▶ Aim:
Don't include pictures. Quote the lines below from the first through the line that contains "const pTicks = [0,4,8,12];".

··· Available data ···

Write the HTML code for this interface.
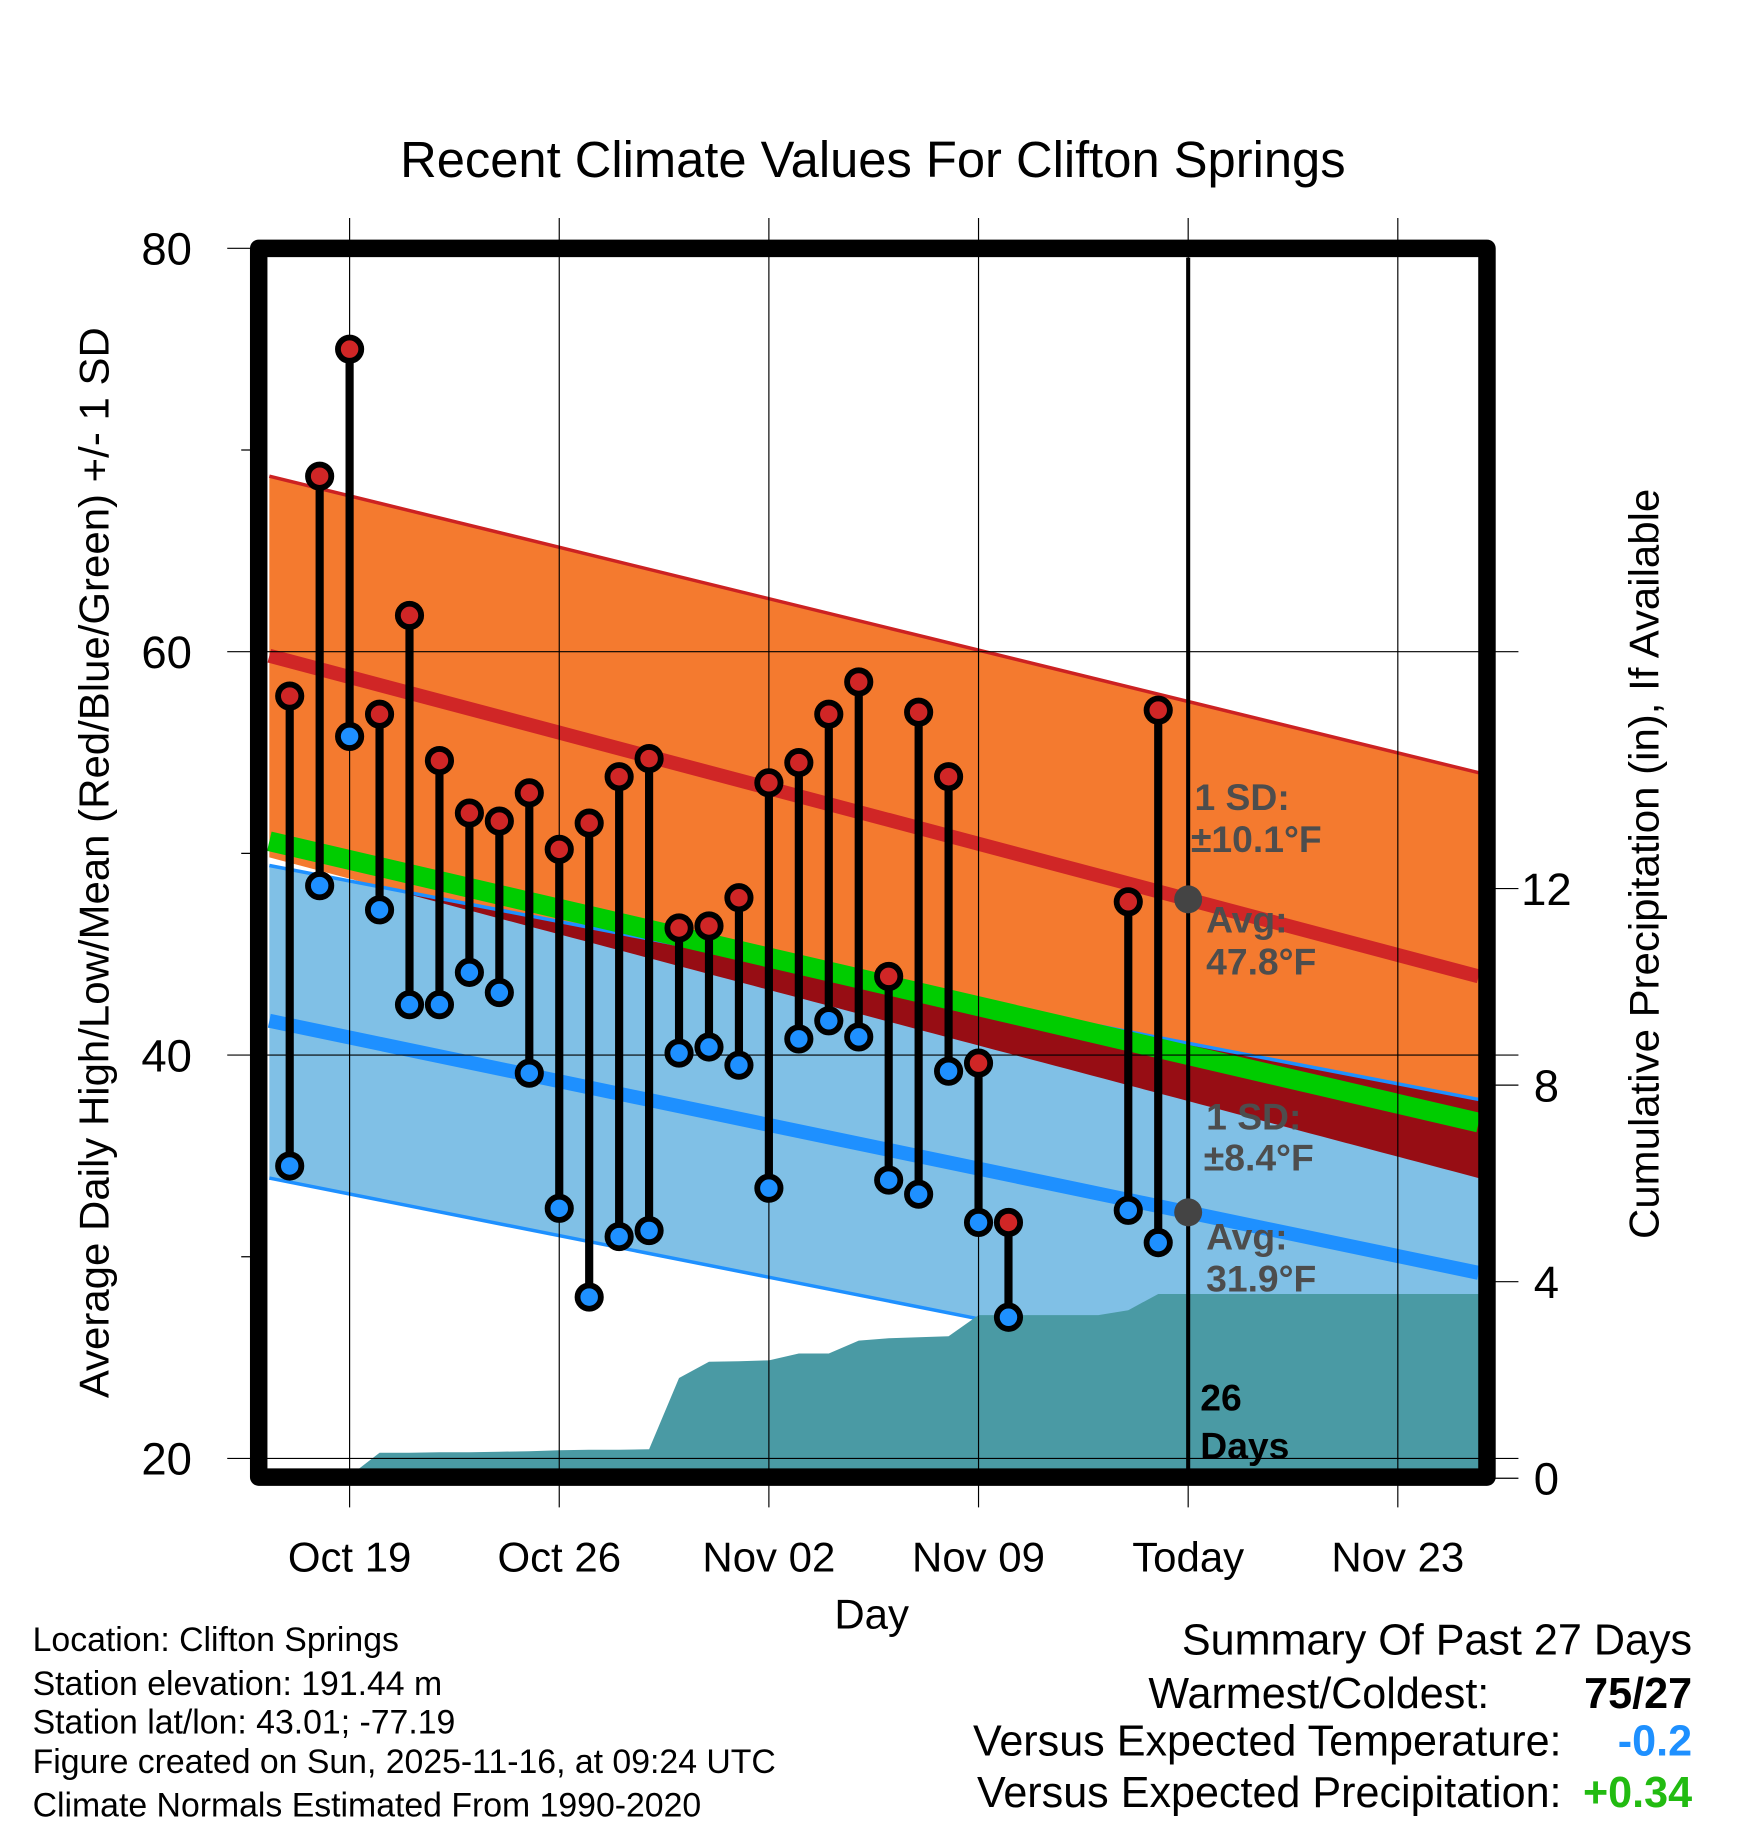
<!DOCTYPE html>
<html><head><meta charset="utf-8"><style>
html,body{margin:0;padding:0;background:#fff;}
svg{display:block;font-family:"Liberation Sans",Arial,sans-serif;}
</style></head><body>
<svg id="chart" width="1748" height="1828" viewBox="0 0 1500 1568" preserveAspectRatio="none" xmlns="http://www.w3.org/2000/svg">
<text x="749" y="152" font-size="43.5" text-anchor="middle">Recent Climate Values For Clifton Springs</text>
<g id="layer"></g>
</svg>
<script>
// ---- data ----
const tempDays = [-2,-1,0,1,2,3,4,5,6,7,8,9,10,11,12,13,14,15,16,17,18,19,20,21,22,26,27]; // days since Oct 19
const highs = [57.8,68.7,75,56.9,61.8,54.6,52.0,51.6,53.0,50.2,51.5,53.8,54.7,46.3,46.4,47.8,53.5,54.5,56.9,58.5,43.9,57.0,53.8,39.6,31.7,47.6,57.1];
const lows = [34.5,48.4,55.8,47.2,42.5,42.5,44.1,43.1,39.1,32.4,28.0,31.0,31.3,40.1,40.4,39.5,33.4,40.8,41.7,40.9,33.8,33.1,39.2,31.7,27.0,32.3,30.7];
const precipDays = [-0.1,1,2,3,4,5,6,7,8,9,10,11,12,13,14,15,16,17,18,19,20,21,22,23,24,25,26,27,37.7];
const precip = [0,0.52,0.52,0.53,0.53,0.54,0.55,0.57,0.58,0.58,0.59,2.04,2.37,2.38,2.40,2.54,2.54,2.80,2.85,2.87,2.89,3.32,3.32,3.32,3.32,3.32,3.42,3.75,3.75];
const normDays = [-2.68,37.7];
const highMean = [59.8,43.9];
const highTop = [68.7,54.0];
const highBot = [49.8,33.9];
const lowMean = [41.7,29.2];
const lowTop = [49.4,37.8];
const lowBot = [33.9,22.0];
const meanTemp = [50.6,36.65];
const xTickDays = [0,7,14,21,28,35];
const xTickLabels = ["Oct 19","Oct 26","Nov 02","Nov 09","Today","Nov 23"];
const yTicks = [80,60,40,20];
const yMinor = [70,50,30];
const pTicks = [0,4,8,12];

// ---- scales ----
const X = d => 300 + d*25.7;
const Y = v => 213 + (80-v)*17.3;
const P = p => 1268 - p*42.15;
const L = document.getElementById('layer');
const NS = 'http://www.w3.org/2000/svg';
function mk(tag, attrs, parent){const e=document.createElementNS(NS,tag);for(const k in attrs)e.setAttribute(k,attrs[k]);(parent||L).appendChild(e);return e;}
function lin(arr, d){const t=(d-normDays[0])/(normDays[1]-normDays[0]);return arr[0]+(arr[1]-arr[0])*t;}
const x0=X(normDays[0]), x1=X(normDays[1]);
function bandPts(top,bot){return `${x0},${Y(top[0])} ${x1},${Y(top[1])} ${x1},${Y(bot[1])} ${x0},${Y(bot[0])}`;}

let e;
e=mk('polygon',{points:bandPts(highTop,highBot),fill:'#f47a2f'});


e=mk('polygon',{points:bandPts(lowTop,lowBot),fill:'#80c0e6'});


{let top=[],bot=[];const N=100;for(let i=0;i<=N;i++){const d=normDays[0]+(normDays[1]-normDays[0])*i/N;const a=lin(lowTop,d),b=lin(highBot,d);const x=X(d);top.push(x+','+Y(a));bot.unshift(x+','+Y(Math.min(a,b)));}
e=mk('polygon',{points:top.concat(bot).join(' '),fill:'#970d14'});

}
function line(arr,col,w,name){const l=mk('line',{x1:x0,y1:Y(arr[0]),x2:x1,y2:Y(arr[1]),stroke:col,'stroke-width':w});

}
line(highTop,'#cc2222',3,'high-sd-top-line');
line(lowTop,'#1e90ff',3,'low-sd-top-line');
line(lowBot,'#1e90ff',3,'low-sd-bottom-line');
line(highMean,'#d02626',12,'mean-high-line');
line(lowMean,'#1e90ff',12,'mean-low-line');
line(meanTemp,'#00cc00',17,'mean-temp-line');

{let pts=precipDays.map((d,i)=>X(d)+','+P(precip[i]));pts.push(X(precipDays[precipDays.length-1])+',1260');pts.push(X(precipDays[0])+',1260');
e=mk('polygon',{points:pts.join(' '),fill:'#4a9aa4'});

}

xTickDays.forEach((d,i)=>{e=mk('line',{x1:X(d),y1:187,x2:X(d),y2:1293,stroke:'#000','stroke-width':1});


e=mk('text',{x:X(d),y:1348,'font-size':36,'text-anchor':'middle'});e.textContent=xTickLabels[i];

});
yTicks.forEach(v=>{e=mk('line',{x1:195,y1:Y(v),x2:v===80?222:1303,y2:Y(v),stroke:'#000','stroke-width':1});


e=mk('text',{x:143,y:Y(v)+14,'font-size':39,'text-anchor':'middle'});e.textContent=v;

});
yMinor.forEach(v=>{e=mk('line',{x1:207,y1:Y(v),x2:222,y2:Y(v),stroke:'#000','stroke-width':1});

});
pTicks.forEach(p=>{e=mk('line',{x1:1276,y1:P(p),x2:1303,y2:P(p),stroke:'#000','stroke-width':1});


e=mk('text',{x:1327,y:P(p)+14,'font-size':39,'text-anchor':'middle'});e.textContent=p;

});

e=mk('line',{x1:X(28),y1:221,x2:X(28),y2:1260,stroke:'#000','stroke-width':3.5});


e=mk('circle',{cx:X(28),cy:Y(lin(highMean,28)),r:12,fill:'#444'});


e=mk('circle',{cx:X(28),cy:Y(lin(lowMean,28)),r:12,fill:'#444'});



function lbl(x,y,t,col,name){const t1=mk('text',{x:x,y:y,'font-size':32,'font-weight':'bold',fill:col});t1.textContent=t;

}
lbl(1025,695,'1 SD:','#4d4d4d','high-sd-label');
lbl(1022,731,'±10.1°F','#4d4d4d','high-sd-value');
lbl(1035,800,'Avg:','#4d4d4d','avg-high-label');
lbl(1035,836,'47.8°F','#4d4d4d','avg-high-value');
lbl(1035,969,'1 SD:','#4d4d4d','low-sd-label');
lbl(1033,1004,'±8.4°F','#4d4d4d','low-sd-value');
lbl(1035,1072,'Avg:','#4d4d4d','avg-low-label');
lbl(1035,1108,'31.9°F','#4d4d4d','avg-low-value');
lbl(1030,1210,'26','#000','days-count');
lbl(1030,1251,'Days','#000','days-label');

tempDays.forEach((d,i)=>{const x=X(d);
e=mk('line',{x1:x,y1:Y(highs[i]),x2:x,y2:Y(lows[i]),stroke:'#000','stroke-width':7});


e=mk('circle',{cx:x,cy:Y(highs[i]),r:10,fill:'#d02626',stroke:'#000','stroke-width':5});


e=mk('circle',{cx:x,cy:Y(lows[i]),r:10,fill:'#1e90ff',stroke:'#000','stroke-width':5});

});

e=mk('rect',{x:222,y:213,width:1054,height:1054,fill:'none',stroke:'#000','stroke-width':15,'stroke-linejoin':'round'});


</script>
<svg style="position:absolute;left:0;top:0" width="1748" height="1828" viewBox="0 0 1500 1568" preserveAspectRatio="none" xmlns="http://www.w3.org/2000/svg" font-family="Liberation Sans, Arial, sans-serif">
<text transform="translate(93,740) rotate(-90)" font-size="36" text-anchor="middle">Average Daily High/Low/Mean (Red/Blue/Green) +/- 1 SD</text>
<text transform="translate(1423,741) rotate(-90)" font-size="36" text-anchor="middle">Cumulative Precipitation (in), If Available</text>
<text x="748" y="1397" font-size="36" text-anchor="middle">Day</text>
<g font-size="29">
<text x="28" y="1416">Location: Clifton Springs</text>
<text x="28" y="1454">Station elevation: 191.44 m</text>
<text x="28" y="1487">Station lat/lon: 43.01; -77.19</text>
<text x="28" y="1521">Figure created on Sun, 2025-11-16, at 09:24 UTC</text>
<text x="28" y="1558">Climate Normals Estimated From 1990-2020</text>
</g>
<g font-size="37">
<text x="1452" y="1419" text-anchor="end">Summary Of Past 27 Days</text>
<text x="1278" y="1465" text-anchor="end">Warmest/Coldest:</text>
<text x="1452" y="1465" text-anchor="end" font-weight="bold">75/27</text>
<text x="1340" y="1506" text-anchor="end">Versus Expected Temperature:</text>
<text x="1452" y="1506" text-anchor="end" font-weight="bold" fill="#1e90ff">-0.2</text>
<text x="1340" y="1550" text-anchor="end">Versus Expected Precipitation:</text>
<text x="1452" y="1550" text-anchor="end" font-weight="bold" fill="#22bb11">+0.34</text>
</g>
</svg>
</body></html>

···

▶ Output of the exercise:
Write the HTML code for this interface.
<!DOCTYPE html>
<html><head><meta charset="utf-8"><style>
html,body{margin:0;padding:0;background:#fff;}
svg{display:block;font-family:"Liberation Sans",Arial,sans-serif;}
</style></head><body>
<svg id="chart" width="1748" height="1828" viewBox="0 0 1500 1568" preserveAspectRatio="none" xmlns="http://www.w3.org/2000/svg">
<text x="749" y="152" font-size="43.5" text-anchor="middle">Recent Climate Values For Clifton Springs</text>
<g id="layer"></g>
</svg>
<script>
// ---- data ----
const tempDays = [-2,-1,0,1,2,3,4,5,6,7,8,9,10,11,12,13,14,15,16,17,18,19,20,21,22,26,27]; // days since Oct 19
const highs = [57.8,68.7,75,56.9,61.8,54.6,52.0,51.6,53.0,50.2,51.5,53.8,54.7,46.3,46.4,47.8,53.5,54.5,56.9,58.5,43.9,57.0,53.8,39.6,31.7,47.6,57.1];
const lows = [34.5,48.4,55.8,47.2,42.5,42.5,44.1,43.1,39.1,32.4,28.0,31.0,31.3,40.1,40.4,39.5,33.4,40.8,41.7,40.9,33.8,33.1,39.2,31.7,27.0,32.3,30.7];
const precipDays = [-0.1,1,2,3,4,5,6,7,8,9,10,11,12,13,14,15,16,17,18,19,20,21,22,23,24,25,26,27,37.7];
const precip = [0,0.52,0.52,0.53,0.53,0.54,0.55,0.57,0.58,0.58,0.59,2.04,2.37,2.38,2.40,2.54,2.54,2.80,2.85,2.87,2.89,3.32,3.32,3.32,3.32,3.32,3.42,3.75,3.75];
const normDays = [-2.68,37.7];
const highMean = [59.8,43.9];
const highTop = [68.7,54.0];
const highBot = [49.8,33.9];
const lowMean = [41.7,29.2];
const lowTop = [49.4,37.8];
const lowBot = [33.9,22.0];
const meanTemp = [50.6,36.65];
const xTickDays = [0,7,14,21,28,35];
const xTickLabels = ["Oct 19","Oct 26","Nov 02","Nov 09","Today","Nov 23"];
const yTicks = [80,60,40,20];
const yMinor = [70,50,30];
const pTicks = [0,4,8,12];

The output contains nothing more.